The Congress, whose theme is Reducing Food Losses and Waste: Sustainable Solutions for Africa”, seeks to contribute to the global agenda of reducing postharvest food loss and waste.  It seeks to define actionable solutions to reverse the current trend where an estimated 30 per cent or 1.3 billion metric tons of food produced for human consumption is lost or wasted along the supply chains.  These losses result in at least 15% lost income for over 470 million actors across the agriculture value chain and the Congress will provide an opportunity to respond to the calls for action outlined in United Nations Sustainable Development Goals  and the Malabo Declaration (2014) which have set a target of halving postharvest losses by 2030 and 2025 respectively.

“We are honored to host this inaugural Congress, the first of its kind to be held in Africa. The Congress will provide a platform for delegates to learn, share information and build strategic partnerships with the overall objective of identifying effective interventions to reduce food loss waste on the continent,” says University of Nairobi Vice Chancellor, Prof. Peter Mbithi. “This historic gathering is very timely because like many other countries in Africa, Kenya continues to experience huge food loss and waste as a result of poor post-harvest management practices.”

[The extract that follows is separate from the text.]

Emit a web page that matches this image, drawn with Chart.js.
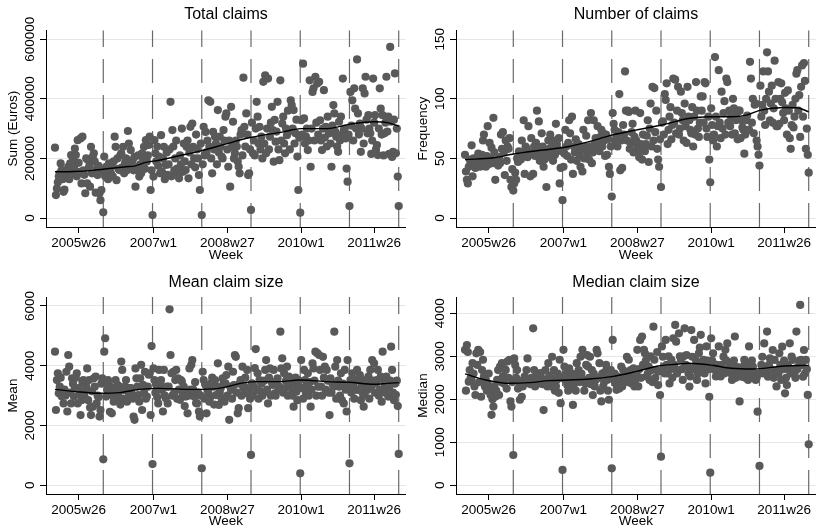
<!DOCTYPE html>
<html><head><meta charset="utf-8">
<script src="https://cdn.jsdelivr.net/npm/chart.js@4.4.0/dist/chart.umd.min.js"></script>
<style>
html,body{margin:0;padding:0;background:#fff;overflow:hidden;width:818px;height:529px}
.p{position:absolute;width:410px}
#w1{left:0;top:0;height:264px}
#w2{left:410px;top:0;height:264px}
#w3{left:0;top:264px;height:265px}
#w4{left:410px;top:264px;height:265px}
</style></head><body>
<div class="p" id="w1"><canvas id="c1"></canvas></div>
<div class="p" id="w2"><canvas id="c2"></canvas></div>
<div class="p" id="w3"><canvas id="c3"></canvas></div>
<div class="p" id="w4"><canvas id="c4"></canvas></div>
<script>
// ---- x axis (week index, 0 = 2005w1) ----
const xTickVals = [25, 104, 182, 260, 337];
const xTickLabels = ['2005w26', '2007w1', '2008w27', '2010w1', '2011w26'];
const yearBreaks = [51, 103, 155, 207, 259, 311, 363];

// ---- Total claims (thousands of euros), weeks 0..363 ----
const totalClaimsK = [
236,77,99,120,139,150,183,161,130,88,
95,145,139,160,172,130,183,211,150,194,
170,233,211,140,261,185,155,267,116,273,
160,145,83,200,116,194,172,105,239,150,
206,217,189,85,165,144,175,83,60,94,
160,19,206,140,172,155,130,183,165,150,
175,140,190,273,239,127,200,165,161,210,
217,170,239,150,185,200,160,292,250,175,
228,180,194,160,205,105,170,161,210,139,
180,150,217,200,239,165,261,190,210,245,
273,94,160,10,139,261,217,190,240,175,
206,150,278,155,200,239,130,178,220,145,
180,230,390,140,295,240,160,200,260,166,
150,133,210,180,300,155,250,190,161,239,
260,133,220,306,180,317,239,200,170,280,
230,200,144,94,250,10,180,306,210,289,
220,260,395,240,390,200,150,289,230,273,
250,180,362,220,273,240,206,200,295,260,
340,351,230,172,260,105,373,239,323,200,
217,260,240,190,172,150,280,295,210,471,
306,240,351,280,144,150,230,27,320,217,
260,210,300,390,340,250,306,230,273,200,
457,250,479,217,300,468,230,273,320,373,
295,189,329,256,290,390,230,194,462,260,
317,340,250,217,300,278,360,290,230,395,
379,300,362,250,284,330,206,94,270,18,
328,280,518,334,250,273,300,228,260,462,
172,300,423,435,260,474,320,451,280,457,
328,260,228,300,429,270,306,240,340,290,
284,250,172,310,379,351,290,273,240,222,
323,260,340,280,468,295,300,267,166,122,
280,40,423,310,395,260,435,367,300,532,
351,280,317,222,300,435,250,418,474,330,
284,345,300,284,215,260,468,320,345,230,
245,211,300,435,367,280,345,210,284,320,
474,290,340,215,574,323,205,222,330,485,
217,300,139,40];

// ---- Number of claims ----
const numClaims = [
53,39,32,29,43,49,46,61,35,50,
46,42,49,45,54,50,43,47,53,65,
70,48,43,52,77,45,63,50,59,46,
84,55,32,48,49,44,51,46,70,58,
72,55,36,65,48,60,58,67,32,26,
41,23,29,38,32,50,47,56,52,49,
65,54,82,37,60,58,51,77,53,35,
67,55,37,60,52,63,90,58,81,48,
54,71,60,43,49,57,26,51,65,58,
70,55,60,48,65,53,79,62,58,67,
29,42,56,15,43,54,74,60,52,63,
82,71,49,85,37,60,55,66,48,58,
62,52,43,57,39,74,50,60,69,55,
82,49,60,88,46,55,82,62,67,58,
77,63,56,68,74,60,71,65,52,70,
53,66,43,37,60,18,88,79,74,65,
68,60,72,104,40,65,42,78,70,123,
90,65,90,89,58,63,72,79,55,68,
90,65,60,56,51,88,62,49,70,58,
56,62,69,82,47,75,96,60,110,65,
109,72,90,58,49,43,66,26,80,81,
70,104,99,113,62,74,85,93,66,78,
117,80,116,71,90,110,70,75,106,88,
82,65,96,77,63,110,85,82,74,71,
93,60,85,70,114,90,75,68,80,102,
90,102,80,114,113,75,68,85,49,30,
92,78,65,70,135,85,60,77,124,80,
67,106,75,88,98,70,117,114,80,90,
77,85,70,100,92,71,82,88,66,90,
90,67,82,76,74,54,70,82,86,74,
74,131,117,80,100,71,95,96,65,60,
53,44,111,85,95,123,90,78,100,139,
123,106,82,96,111,80,92,132,100,77,
77,114,79,100,113,97,88,82,105,92,
70,107,90,67,58,78,95,76,85,100,
121,124,90,103,68,110,128,85,130,115,
58,75,53,38];

// ---- Mean claim size ----
const meanClaim = [
4470,2520,3520,3750,3080,3300,3600,2980,3150,2740,
3200,3000,3800,2470,4360,3970,3100,2740,3580,3400,
2970,3250,3600,3750,2740,3250,3050,2350,2850,3450,
3520,3100,2910,3300,3910,2850,3520,2600,2350,3150,
2630,3580,3300,3640,2740,3000,2950,2300,2520,3400,
3580,870,4470,4920,2970,3200,3520,3360,2460,3150,
2410,3000,2800,3250,3520,2900,3360,3100,3300,2700,
4140,3860,2900,3190,3300,3520,2800,3250,3000,3250,
3250,3080,2900,2300,2190,3910,3580,3300,3020,2800,
3580,4030,2520,3360,3100,3800,2900,2970,3300,3700,
3750,2350,4660,710,3910,3520,3100,3360,2950,2740,
3860,3410,3520,3190,2470,3860,3000,2910,3300,2740,
3300,5890,4360,3750,3000,3800,3100,3520,3860,2900,
3580,3200,2860,3520,3470,3000,3300,2650,2970,3150,
2410,3000,3910,3200,4030,4190,3200,2970,3450,2750,
2740,3100,2470,2300,3000,570,3800,3520,2900,3360,
2410,3200,3080,2800,2950,3410,3600,3300,2700,3520,
3020,3300,4080,2690,3100,3250,2900,3580,3400,2800,
3410,3690,3000,3970,2190,3300,3190,2900,3800,3350,
4360,4300,3100,2410,2580,3400,3520,3000,3970,3250,
3300,3600,3080,3860,2580,3200,2900,1015,3410,3000,
3300,3920,4560,3190,3750,2900,3520,3140,3400,3000,
3080,3500,3860,4190,3200,2740,3600,3910,3000,3450,
3360,3860,3080,3000,3470,3580,3190,3300,5140,3910,
4250,3100,3750,3250,3500,3970,3000,3640,3400,3250,
3410,3000,2630,3300,3600,3130,2850,3520,3300,400,
4190,3250,2900,3860,3520,3100,3360,3750,3000,3450,
2630,3200,4080,3910,3500,4470,3000,4420,3300,4360,
3860,3300,3000,4300,3600,3970,3200,3860,3500,3100,
2350,3580,3100,3410,3300,5140,3970,2900,4190,3500,
3300,3000,3750,2850,3400,2740,3860,3200,2470,4190,
3300,736,3520,3100,3750,3360,2900,3520,3200,3860,
3190,3500,3690,2850,3300,3080,2630,3000,3520,3400,
3190,3640,2900,3860,3300,4190,3500,4080,3100,3400,
3520,3860,3000,3190,3640,2800,4470,3520,3300,3100,
3640,3300,2970,3300,3500,4640,3860,3100,2850,3400,
3030,3500,2650,1050];

// ---- Median claim size ----
const medianClaim = [
3150,2200,3260,3100,2410,2680,2500,2450,2840,2600,
2300,2100,3070,2800,3150,2400,3100,2060,2680,2920,
2530,2300,2450,2200,2370,2600,2220,2100,1640,2000,
1830,2300,2060,2200,2450,2680,2100,2760,2400,2840,
2530,2370,2700,2680,2250,2880,2500,2920,1950,1830,
2400,705,2950,2800,2500,2680,2250,2400,1990,2300,
2060,2300,2450,2530,2380,2680,2950,2400,2450,2350,
2500,2400,3650,2680,2300,2530,2450,2600,2370,2420,
2610,2490,2350,1750,2400,2680,2450,2300,2840,2550,
2530,2300,2990,2450,2680,2200,2300,2450,2600,2150,
2920,1910,2500,357,3150,2760,2450,2600,2330,2200,
2720,2450,2300,2600,1870,2350,2530,2200,2840,2500,
2680,2400,2990,2600,3150,2450,2200,2370,2800,3030,
2760,2500,2990,2350,2680,2100,2600,2300,2450,3150,
3070,2500,2840,2200,1950,2600,2300,2400,2640,2800,
2450,2200,1990,2500,2680,395,3380,2450,2600,2370,
2220,2527,2400,2250,2500,2760,2300,2680,2550,2450,
2600,2990,2400,2920,2550,2680,2370,2500,2720,2300,
2450,2600,3150,2300,2700,3380,2500,3460,2800,3150,
3070,2900,2530,2600,2760,2450,3000,2680,2400,3690,
2920,2500,2680,3100,2330,2650,2100,667,3230,2990,
2760,2600,3380,2800,2605,3000,2370,2700,2920,2500,
3420,2800,3730,3340,2600,2680,3535,3000,2920,2700,
2450,3000,3651,2800,3030,2760,2600,2295,2530,3610,
2990,2700,3380,2760,2900,2450,2600,3070,3200,3500,
2680,2800,2920,2600,2370,3230,2900,2700,2060,295,
3420,2900,3070,2700,2680,2530,2800,2760,3230,2600,
2530,2800,2680,2992,2600,3150,2900,3300,2700,2840,
2680,2600,2450,2840,2900,3460,2500,2680,2750,2600,
1950,2700,2527,2600,2760,2915,2500,2680,2800,2450,
3230,2700,2605,2900,2760,2527,2600,2450,2500,1713,
2600,450,2605,2800,2990,2600,3300,2700,2680,3574,
2527,2800,2954,2700,2682,3147,2500,2915,2600,2300,
2682,2600,3070,2800,2450,3225,2700,2900,2140,2500,
2333,2800,2682,3302,2600,2992,2915,2700,2605,2500,
3574,2700,2760,2900,4194,2915,2800,2527,3147,2600,
2915,2700,2101,953];

// ---- lowess curves ----
const smoothTotalWeeks = [0,20,40,60,75,85,95,110,130,155,180,206,241,260,288,312,337,351,363];
const smoothTotalK     = [155,156,160,167,172,175,186,194,208,226,248,270,289,300,300,315,323,320,308];
const smoothNumWeeks = [0,30,50,82,110,131,155,180,208,236,259,281,297,312,337,351,363];
const smoothNum      = [49,50.5,53.5,57,60,64,69.5,73.7,78,83.5,85,85,86.3,90.5,92.7,92.5,89];
const smoothMeanWeeks = [0,22,47,68,89,110,145,173,200,214,236,259,288,311,337,351,363];
const smoothMean      = [3210,3135,3080,3100,3210,3245,3210,3245,3435,3468,3468,3524,3468,3446,3380,3410,3435];
const smoothMedWeeks = [0,22,47,68,89,110,131,155,180,204,222,236,259,281,305,337,363];
const smoothMed      = [2590,2450,2372,2388,2434,2450,2473,2527,2643,2775,2814,2837,2798,2721,2705,2775,2790];

// ---- y tick labels ----
const yTicksTotal = [0, 200000, 400000, 600000];
const yTicksNum = [0, 50, 100, 150];
const yTicksMean = [0, 2000, 4000, 6000];
const yTicksMed = [0, 1000, 2000, 3000, 4000];

const FONT = '"Liberation Sans", Arial, Helvetica, sans-serif';
Chart.defaults.font.family = FONT;
Chart.defaults.color = '#000';

const yLabelPlugin = {
  id: 'ylabels',
  afterDraw(chart) {
    const s = chart.scales.y, ctx = chart.ctx;
    ctx.save();
    ctx.fillStyle = '#000';
    ctx.font = '13.5px ' + FONT;
    ctx.textAlign = 'center';
    ctx.textBaseline = 'middle';
    s.ticks.forEach(t => {
      const y = s.getPixelForValue(t.value);
      ctx.save();
      ctx.translate(s.right - 16, y);
      ctx.rotate(-Math.PI / 2);
      ctx.fillText(String(t.value), 0, 0);
      ctx.restore();
    });
    ctx.restore();
  }
};

function makePanel(id, title, yTitle, values, factor, sW, sV, yTicks, ymin, ymax, top) {
  const pts = values.map((v, i) => ({x: i, y: v * factor}));
  const smooth = sW.map((w, k) => ({x: w, y: sV[k] * factor}));
  const datasets = [];
  yearBreaks.forEach(b => datasets.push({
    type: 'line', data: [{x: b, y: ymin}, {x: b, y: ymax}],
    borderColor: '#6a6a6a', borderWidth: 1.2, borderDash: [24, 12],
    pointRadius: 0, order: 3
  }));
  datasets.push({type: 'scatter', data: pts, backgroundColor: '#595959',
    borderWidth: 0, pointRadius: 4.1, order: 2});
  datasets.push({type: 'line', data: smooth, borderColor: '#000', borderWidth: 1.4,
    pointRadius: 0, cubicInterpolationMode: 'monotone', order: 1});
  return new Chart(document.getElementById(id), {
    type: 'scatter',
    data: {datasets},
    plugins: [yLabelPlugin],
    options: {
      responsive: true, maintainAspectRatio: false, animation: false,
      devicePixelRatio: 1,
      layout: {padding: {left: 0, right: 1, top: 0, bottom: 0}},
      plugins: {
        legend: {display: false}, tooltip: {enabled: false},
        title: {display: true, text: title, fullSize: false, color: '#000',
          font: {size: 16, weight: 'normal'},
          padding: top ? {top: 5, bottom: 6} : {top: 9.4, bottom: 4.4}}
      },
      scales: {
        x: {
          type: 'linear', min: -9.5, max: 370.6,
          afterBuildTicks: s => { s.ticks = xTickVals.map(v => ({value: v})); },
          afterFit: s => { s.height = top ? 37 : 35; },
          ticks: {callback: v => xTickLabels[xTickVals.indexOf(v)], font: {size: 13.5},
            color: '#000', padding: 2, maxRotation: 0, autoSkip: false},
          grid: {display: true, drawOnChartArea: false, drawTicks: true, tickLength: 6,
            tickColor: '#000', color: '#000'},
          border: {display: true, color: '#000', width: 1},
          title: {display: true, text: 'Week', font: {size: 13.5}, color: '#000',
            padding: {top: 0, bottom: top ? 1 : 0}}
        },
        y: {
          type: 'linear', min: ymin, max: ymax,
          afterBuildTicks: s => { s.ticks = yTicks.map(v => ({value: v})); },
          afterFit: s => { s.width = 46; },
          ticks: {display: false},
          grid: {display: true, drawOnChartArea: true, drawTicks: true, tickLength: 6,
            color: '#e6e6e6', tickColor: '#000', lineWidth: 1},
          border: {display: true, color: '#000', width: 1},
          title: {display: true, text: yTitle, font: {size: 13.5}, color: '#000',
            padding: {top: 5, bottom: 0}}
        }
      }
    }
  });
}

makePanel('c1', 'Total claims', 'Sum (Euros)', totalClaimsK, 1000, smoothTotalWeeks, smoothTotalK,
  yTicksTotal, -30168, 630168, true);
makePanel('c2', 'Number of claims', 'Frequency', numClaims, 1, smoothNumWeeks, smoothNum,
  yTicksNum, -7.54, 157.54, true);
makePanel('c3', 'Mean claim size', 'Mean', meanClaim, 1, smoothMeanWeeks, smoothMean,
  yTicksMean, -291, 6301, false);
makePanel('c4', 'Median claim size', 'Median', medianClaim, 1, smoothMedWeeks, smoothMed,
  yTicksMed, -202, 4379, false);
</script>
</body></html>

He adds: “To reduce food waste and loss in Africa there is need for concerted efforts from all stakeholders in the food supply chain and this Congress provides a great convergence point for players in the industry including leading global champions in the food supply chain including farmers, innovators, entrepreneurs, researchers, development agencies, civil society and policymakers.”

The lead strategic partner in this great initiative is the Rockefeller Foundation. The initiative is also supported by the Food and Agriculture Organization (FAO), African Union Commission, Alliance for Green Revolution in Africa (AGRA), East African Grain Council (EAGC), East Africa Trade and Investment Hub (USAID), Postharvest Education Foundation, Global Alliance for Improved Nutrition, Horticulture Innovation Lab (USAID), Netherlands Development Organization (SNV), Swiss Agency for Development and Cooperation (SDC), International Institute of Tropical Agriculture (IITA) among others.

A key highlight of the Congress will be the inaugural “All-Africa Postharvest Technology Challenge 2017” which aims at identifying top ten scalable innovations and technologies in the continent. The competition seeks to identify technologies and innovations that can address the challenges faced by farmers and other value chain actors in postharvest management of perishable food crop, livestock, fish products and non-perishable food commodities. The competition will be judged by a panel of eminent judges from across Africa.

The Chairperson of the Organizing Committee Dr. Jane Ambuko said that the competition was expected to help document hitherto unknown postharvest technologies and innovations. “Through this competition, we seek to identify the top 10 innovators in the postharvest field,” she said. “After rigorous screening by postharvest experts, we will be show-case the winning innovations at a special pitching session of the Congress,”

“We hope that this exciting and unique competition will attract participation from everyone regardless of the sector or level of training,” Dr. Ambuko added. “We are expecting entries from a cross-section of innovators including farmers and other practitioners in the food supply chain because they have innovative ways of addressing the challenges they face at the grassroot level.”